Towards understanding the robust strengthening of ENSO and more frequent extreme El Niño events in CMIP6 global warming simulations

The El Niño Southern Oscillation (ENSO) has profound impacts on weather patterns across the globe, yet there is no consensus on its response to global warming. Several modelling studies find a stronger ENSO in global warming scenarios, while other studies suggest ENSO weakening. Using a broad range of models from the Coupled Model Intercomparison Project phase 6 (CMIP6) and four types of warming experiments, here we show that the majority of the models predict a stronger ENSO by century-end in Shared Social Pathway (SSP) experiments, and in idealized 1pctCO 2 and abrupt 4xCO 2 experiments. Several models, however, do predict no change or ENSO weakening, especially in the idealized experiments. Critically, the strongest forcing (abrupt-4xCO 2 ) does not induce the strongest ENSO response, while differences between the models are much greater than those between warming scenarios.

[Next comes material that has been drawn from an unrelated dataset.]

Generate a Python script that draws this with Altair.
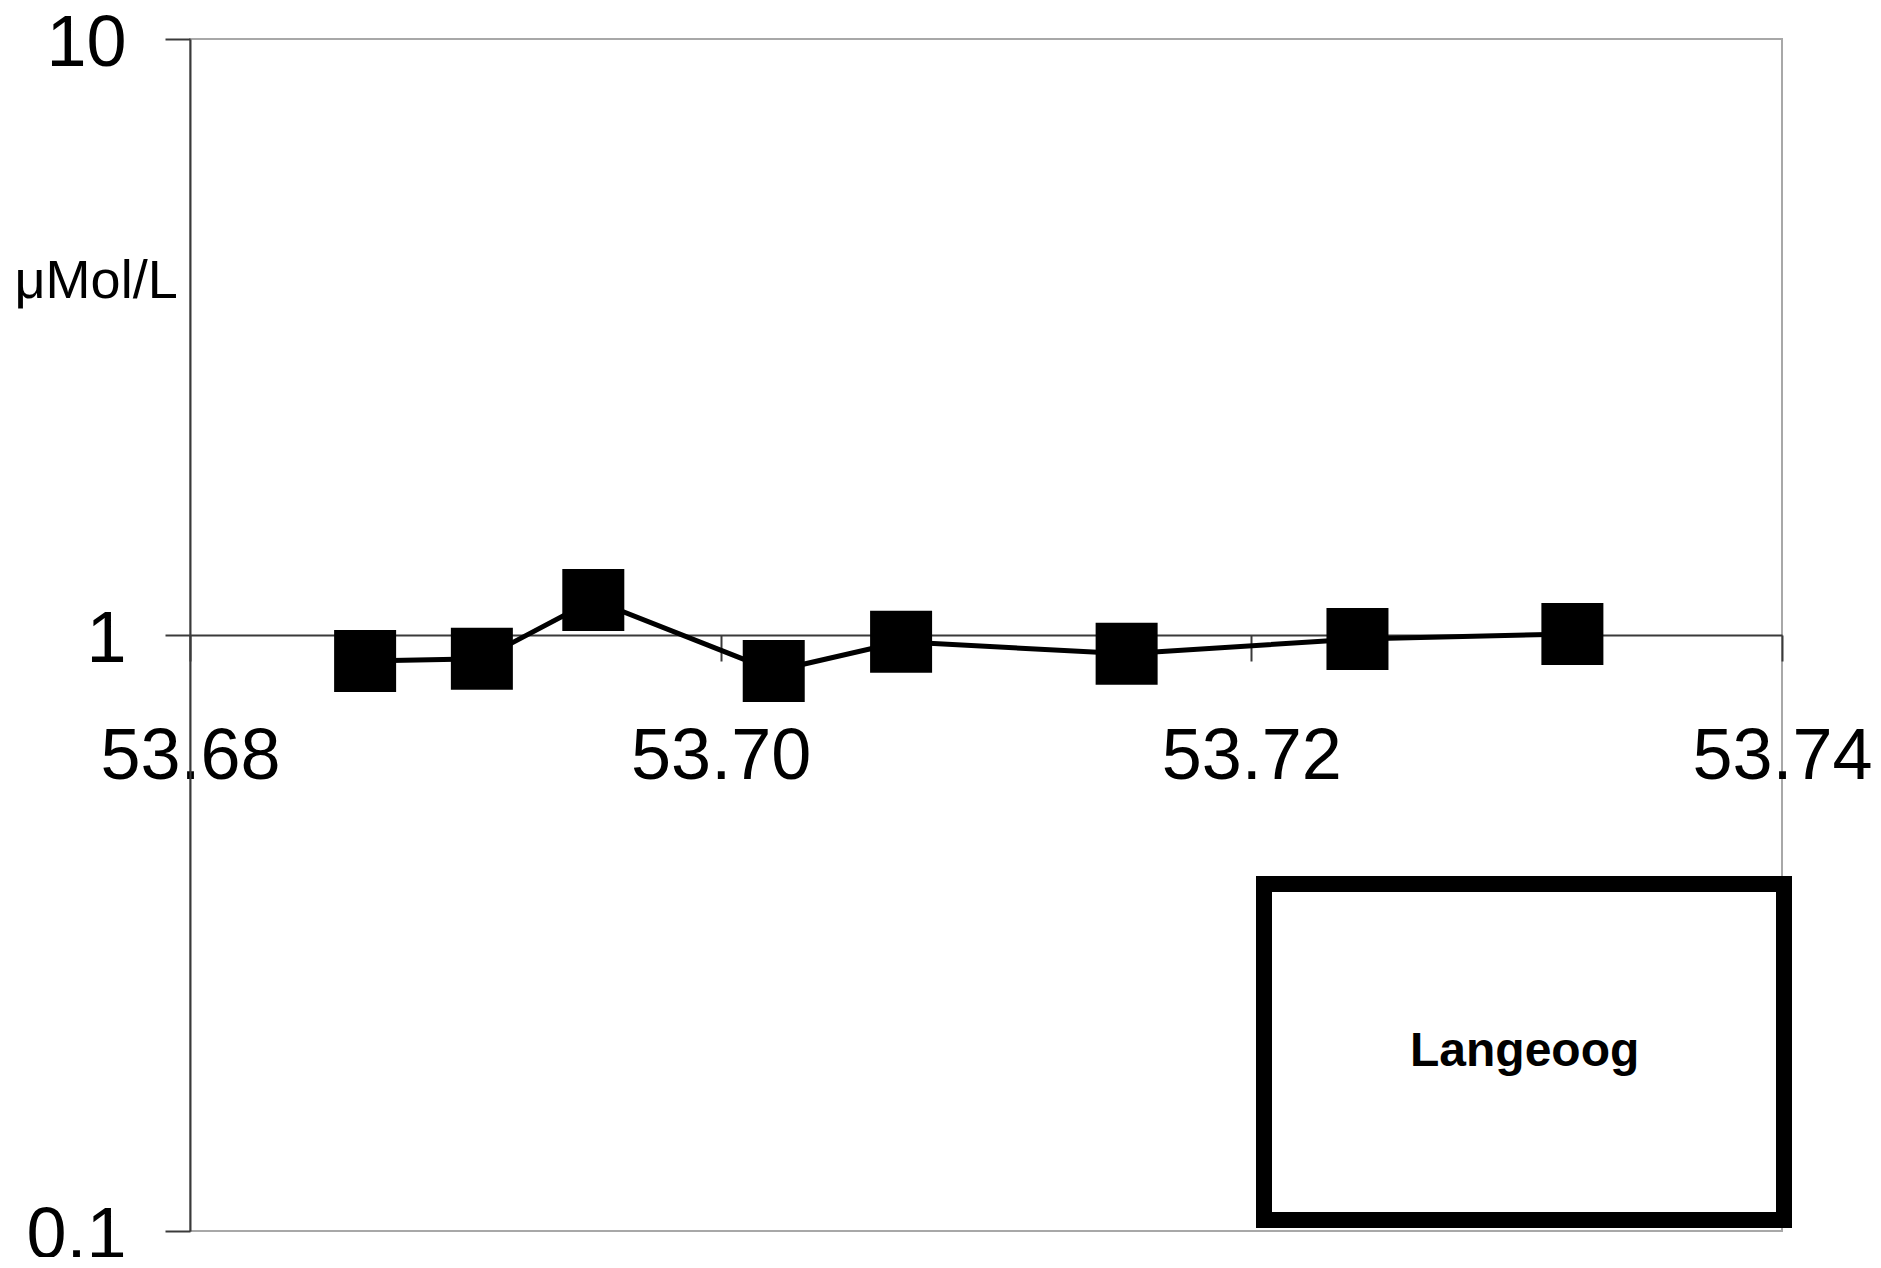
import altair as alt
import pandas as pd

# Values
latitude = [53.6866, 53.6910, 53.6952, 53.7020, 53.7068, 53.7153, 53.7240, 53.7321]
concentration = [0.904, 0.912, 1.145, 0.870, 0.974, 0.930, 0.985, 1.004]
site = ["Langeoog"] * len(latitude)
x_ticks = [53.68, 53.70, 53.72, 53.74]
y_ticks = [0.1, 1, 10]
y_title = "μMol/L"

W, H = 1592, 1192
FONT = "Liberation Sans"
AXIS_DARK = "#3a3a3a"

df = pd.DataFrame({"lat": latitude, "conc": concentration, "site": site})

x_enc = alt.X(
    "lat:Q",
    scale=alt.Scale(domain=[x_ticks[0], x_ticks[-1]], zero=False, nice=False),
    axis=alt.Axis(
        values=x_ticks, format=".2f", title=None, grid=False,
        offset=-H / 2, orient="bottom",
        domainColor=AXIS_DARK, domainWidth=2,
        tickColor=AXIS_DARK, tickWidth=2, tickSize=26,
        labelFont=FONT, labelFontSize=72, labelColor="black", labelLimit=0,
        labelPadding=60, labelFlush=False, labelOverlap=False, labelBound=False,
    ),
)

y_enc = alt.Y(
    "conc:Q",
    scale=alt.Scale(type="log", domain=[y_ticks[0], y_ticks[-1]], nice=False),
    axis=alt.Axis(
        values=y_ticks, format="~g", grid=False, orient="left",
        domainColor=AXIS_DARK, domainWidth=2,
        tickColor=AXIS_DARK, tickWidth=2, tickSize=25,
        labelFont=FONT, labelFontSize=72, labelColor="black", labelLimit=0,
        labelPadding=39, labelOffset=4, labelBaseline="middle", labelOverlap=False,
        labelBound=False, labelFlush=False,
        title=y_title, titleAngle=0, titleFont=FONT, titleFontSize=54,
        titleFontWeight="normal", titleColor="black", titleAlign="left",
        titleBaseline="alphabetic", titleX=-176, titleY=258, titleLimit=0,
    ),
)

color_enc = alt.Color(
    "site:N",
    scale=alt.Scale(range=["black"]),
    legend=alt.Legend(
        title=None, orient="none", legendX=1074, legendY=845,
        padding=144, fillColor="white", strokeColor="black",
        symbolSize=0, symbolOpacity=0, symbolStrokeWidth=0,
        labelOffset={"expr": "-46"},
        labelFont=FONT, labelFontSize=48, labelFontWeight="bold",
        labelColor="black", labelLimit=0,
    ),
)

line = alt.Chart(df).mark_line(strokeWidth=5).encode(x=x_enc, y=y_enc, color=color_enc)
points = alt.Chart(df).mark_point(
    shape="square", filled=True, size=3844, opacity=1
).encode(x=x_enc, y=y_enc, color=color_enc)

chart = (
    alt.layer(line, points)
    .properties(
        width=W, height=H,
        autosize=alt.AutoSizeParams(type="none"),
        padding={"left": 182, "top": 31, "right": 90, "bottom": 26},
        background="white",
    )
    .configure_view(stroke="#a8a8a8", strokeWidth=2)
    .configure_legend(strokeWidth=16)
)

chart.save("out.html", embed_options={"renderer": "svg", "actions": False})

For the long-term response (over 1000 years) the models disagree even on the sign of change. Furthermore, changes in ENSO sea surface temperature (SST) variability are only modestly correlated with the tropical Pacific mean state change. The highest correlation for ENSO SST amplitude is found with the mean zonal SST gradient in the SSP5-8.5 experiment (R = − 0.58). In contrast, changes in ENSO rainfall variability correlate well with changes in the mean state, as well as with changes in ENSO SST variability. When evaluating the Bjerknes Stability Index for a subset of models, we find that it is not a reliable predictor of ENSO strengthening, as this index tends to predict greater stability with warming. We argue that the enhanced ENSO stability is offset by increases in atmospheric noise or/and potential nonlinear effects. However, a robust inter-model mechanism that can explain a stronger ENSO simulated with global warming is still lacking. Therefore, caution should be exercised when considering ENSO changes based on a single model or warming scenario.